Will the IRS Stop Taxing Social Security Benefits?

For approximately half of retirees, their Social Security check is just like the paycheck they received when working—they don’t get to keep all of it because it gets taxed by the IRS.

If you’re single and your income is between $25,000-$34,000 you pay taxes on 50% of your benefit; above $34,000 you’re taxed on 85%.

If you file taxes jointly and your income is between $32,000-$44,000 you pay taxes on 50% of your benefit; above $44,000 you’re taxed on 85% of your benefit.

But that may be about to end.
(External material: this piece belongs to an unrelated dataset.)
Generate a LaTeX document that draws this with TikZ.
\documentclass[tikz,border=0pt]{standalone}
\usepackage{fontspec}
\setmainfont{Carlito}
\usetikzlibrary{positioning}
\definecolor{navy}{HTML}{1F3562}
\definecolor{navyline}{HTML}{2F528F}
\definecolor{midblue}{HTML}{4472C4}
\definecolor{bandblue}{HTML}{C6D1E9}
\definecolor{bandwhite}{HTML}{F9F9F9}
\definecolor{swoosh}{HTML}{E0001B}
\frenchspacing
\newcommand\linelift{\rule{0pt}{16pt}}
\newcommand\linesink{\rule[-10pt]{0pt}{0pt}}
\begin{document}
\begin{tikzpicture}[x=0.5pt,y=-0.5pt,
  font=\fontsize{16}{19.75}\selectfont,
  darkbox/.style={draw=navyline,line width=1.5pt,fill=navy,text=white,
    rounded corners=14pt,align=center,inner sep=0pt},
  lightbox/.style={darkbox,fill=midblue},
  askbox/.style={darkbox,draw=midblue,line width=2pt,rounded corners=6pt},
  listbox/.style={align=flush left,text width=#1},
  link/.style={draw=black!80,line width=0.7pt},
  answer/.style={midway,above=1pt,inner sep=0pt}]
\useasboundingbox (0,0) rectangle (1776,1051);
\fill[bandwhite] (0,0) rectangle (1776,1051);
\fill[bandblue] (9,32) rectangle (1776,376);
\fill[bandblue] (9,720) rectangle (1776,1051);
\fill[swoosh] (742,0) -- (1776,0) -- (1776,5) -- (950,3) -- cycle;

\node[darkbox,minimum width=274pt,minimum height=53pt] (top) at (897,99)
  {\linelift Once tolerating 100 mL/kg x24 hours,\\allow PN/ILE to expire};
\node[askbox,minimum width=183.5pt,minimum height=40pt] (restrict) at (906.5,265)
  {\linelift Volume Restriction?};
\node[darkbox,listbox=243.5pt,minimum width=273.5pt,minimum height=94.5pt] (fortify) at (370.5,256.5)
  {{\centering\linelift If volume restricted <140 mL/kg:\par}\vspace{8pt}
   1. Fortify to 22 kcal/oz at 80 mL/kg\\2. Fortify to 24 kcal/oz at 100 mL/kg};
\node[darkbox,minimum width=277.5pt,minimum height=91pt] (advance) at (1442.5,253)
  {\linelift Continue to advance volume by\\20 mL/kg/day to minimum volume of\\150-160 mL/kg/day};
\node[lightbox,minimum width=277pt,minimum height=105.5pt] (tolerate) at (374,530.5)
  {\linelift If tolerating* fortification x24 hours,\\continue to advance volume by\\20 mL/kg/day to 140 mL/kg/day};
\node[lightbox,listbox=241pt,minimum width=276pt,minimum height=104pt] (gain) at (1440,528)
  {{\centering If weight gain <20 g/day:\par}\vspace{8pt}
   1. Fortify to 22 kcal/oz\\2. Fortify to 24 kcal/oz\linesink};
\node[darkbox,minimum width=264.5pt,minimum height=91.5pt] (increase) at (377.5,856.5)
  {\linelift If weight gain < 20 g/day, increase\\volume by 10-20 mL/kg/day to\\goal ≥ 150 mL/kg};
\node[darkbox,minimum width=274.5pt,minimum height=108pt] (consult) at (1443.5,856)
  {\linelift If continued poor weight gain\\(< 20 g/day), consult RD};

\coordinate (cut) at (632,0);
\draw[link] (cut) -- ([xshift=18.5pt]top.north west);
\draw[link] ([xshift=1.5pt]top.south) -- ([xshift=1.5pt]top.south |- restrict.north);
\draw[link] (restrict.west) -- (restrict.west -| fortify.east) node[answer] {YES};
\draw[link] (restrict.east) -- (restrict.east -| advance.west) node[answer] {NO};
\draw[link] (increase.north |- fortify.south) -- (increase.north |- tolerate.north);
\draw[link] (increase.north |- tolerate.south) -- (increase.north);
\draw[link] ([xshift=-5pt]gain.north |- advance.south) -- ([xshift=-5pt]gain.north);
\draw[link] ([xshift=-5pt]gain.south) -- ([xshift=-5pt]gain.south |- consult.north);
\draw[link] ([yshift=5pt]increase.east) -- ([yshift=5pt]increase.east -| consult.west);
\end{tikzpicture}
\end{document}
U.S. Representative Angie Craig has introduced the “You Earned It, You Keep It Act (who names these bills???) that would eliminate federal taxation of Social Security benefits.

It’s common for income tax brackets to be adjusted for inflation every year. But the federal government has never adjusted the brackets for Social Security taxation. In fact, there hasn’t been a single adjustment to the thresholds since the feds started taxing benefits in 1984. Back then, only 10% of retirees paid taxes on their Social Security benefit. Now it’s more than 50% and that number is expected to go even higher in 2023.
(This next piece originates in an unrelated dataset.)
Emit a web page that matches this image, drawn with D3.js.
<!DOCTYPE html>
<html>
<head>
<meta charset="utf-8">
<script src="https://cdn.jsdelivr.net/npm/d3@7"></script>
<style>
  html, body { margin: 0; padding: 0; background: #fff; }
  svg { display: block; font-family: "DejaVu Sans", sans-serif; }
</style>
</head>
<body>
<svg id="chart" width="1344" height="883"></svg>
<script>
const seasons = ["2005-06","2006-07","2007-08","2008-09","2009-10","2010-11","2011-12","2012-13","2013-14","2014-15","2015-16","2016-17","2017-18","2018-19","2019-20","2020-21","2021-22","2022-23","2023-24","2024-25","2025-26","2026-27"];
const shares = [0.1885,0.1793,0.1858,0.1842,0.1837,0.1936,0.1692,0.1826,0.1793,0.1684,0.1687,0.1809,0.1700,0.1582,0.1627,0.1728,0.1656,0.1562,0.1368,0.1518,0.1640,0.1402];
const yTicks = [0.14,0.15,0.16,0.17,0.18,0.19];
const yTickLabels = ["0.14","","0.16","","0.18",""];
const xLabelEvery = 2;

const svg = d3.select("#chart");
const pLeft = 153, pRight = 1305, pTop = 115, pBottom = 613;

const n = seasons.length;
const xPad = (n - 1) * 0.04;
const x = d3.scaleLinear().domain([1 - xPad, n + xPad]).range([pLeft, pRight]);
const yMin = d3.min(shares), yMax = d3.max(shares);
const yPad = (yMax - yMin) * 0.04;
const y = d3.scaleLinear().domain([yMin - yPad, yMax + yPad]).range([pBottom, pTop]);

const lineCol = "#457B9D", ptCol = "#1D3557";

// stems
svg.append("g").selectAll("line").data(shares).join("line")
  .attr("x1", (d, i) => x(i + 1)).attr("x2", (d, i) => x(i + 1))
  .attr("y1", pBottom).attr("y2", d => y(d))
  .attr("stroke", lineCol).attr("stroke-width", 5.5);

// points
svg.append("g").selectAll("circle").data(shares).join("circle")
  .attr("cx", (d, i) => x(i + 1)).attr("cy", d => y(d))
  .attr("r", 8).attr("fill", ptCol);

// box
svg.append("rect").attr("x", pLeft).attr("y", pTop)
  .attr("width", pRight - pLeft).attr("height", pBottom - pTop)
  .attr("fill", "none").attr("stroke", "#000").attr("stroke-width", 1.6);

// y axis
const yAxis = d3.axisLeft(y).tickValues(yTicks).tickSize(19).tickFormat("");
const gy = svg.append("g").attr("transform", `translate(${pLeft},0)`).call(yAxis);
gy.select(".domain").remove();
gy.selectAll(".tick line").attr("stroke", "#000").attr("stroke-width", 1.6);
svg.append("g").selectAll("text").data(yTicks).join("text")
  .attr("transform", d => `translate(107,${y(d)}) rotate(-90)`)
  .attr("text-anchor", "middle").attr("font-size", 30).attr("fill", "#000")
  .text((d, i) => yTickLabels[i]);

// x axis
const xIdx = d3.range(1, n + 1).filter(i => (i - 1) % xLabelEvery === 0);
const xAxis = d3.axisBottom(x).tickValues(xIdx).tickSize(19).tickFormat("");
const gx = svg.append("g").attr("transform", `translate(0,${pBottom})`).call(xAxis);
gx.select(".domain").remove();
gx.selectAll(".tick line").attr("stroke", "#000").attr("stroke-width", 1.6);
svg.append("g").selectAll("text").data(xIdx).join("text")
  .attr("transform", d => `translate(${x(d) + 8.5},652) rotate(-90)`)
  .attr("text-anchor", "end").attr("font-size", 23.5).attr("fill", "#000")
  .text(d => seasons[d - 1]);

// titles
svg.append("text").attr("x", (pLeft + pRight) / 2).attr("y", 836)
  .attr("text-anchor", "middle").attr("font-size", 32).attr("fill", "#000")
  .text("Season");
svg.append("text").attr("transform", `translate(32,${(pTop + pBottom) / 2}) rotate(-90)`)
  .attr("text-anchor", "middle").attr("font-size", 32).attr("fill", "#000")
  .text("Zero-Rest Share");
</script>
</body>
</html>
Each year, Social Security recipients receive a Cost-of-Living Adjustment (COLA) that is supposed to help them stay even with inflation. The adjustment is based on the Consumer Price Index for Urban Wage Earners and Clerical Workers (CPI-W). The COLA is set every October based on the increase in inflation from September of the previous year to September of the current year. With one month of reporting to go, early estimates are an increase to Social Security checks in 2023 of 8.6%-8.8%, the largest Cost-of-Living Adjustment in more than 40 years. But the additional money from such a large COLA will push more people across the unadjusted tax brackets forcing them to pay taxes on their Social Security benefits.

The Social Security Administration says taxing benefits “usually only happens if you have other substantial income in addition to your benefits,” such as wages if you’re still working after you begin drawing your benefit or investment income. It’s highly likely that the government definition of “substantial” is much different than yours.

It’s a safe bet the government won’t be magnanimous and eat the loss of taxes currently collected from Social Security recipients. So, how will the money get replaced? Representative Craig claims the tax repeal would be fully replaced by increasing the payroll tax wage cap to $250,000 a year. Right now, Social Security payroll taxes are paid on income up to $147,000 dollars. Craig also claims that her proposed legislation would improve the long-term solvency of Social Security.

The “You Earned It, You Keep It Act” is officially known as H.R. 8717. If it’s passed, taxing Social Security benefits stops at the end of 2022.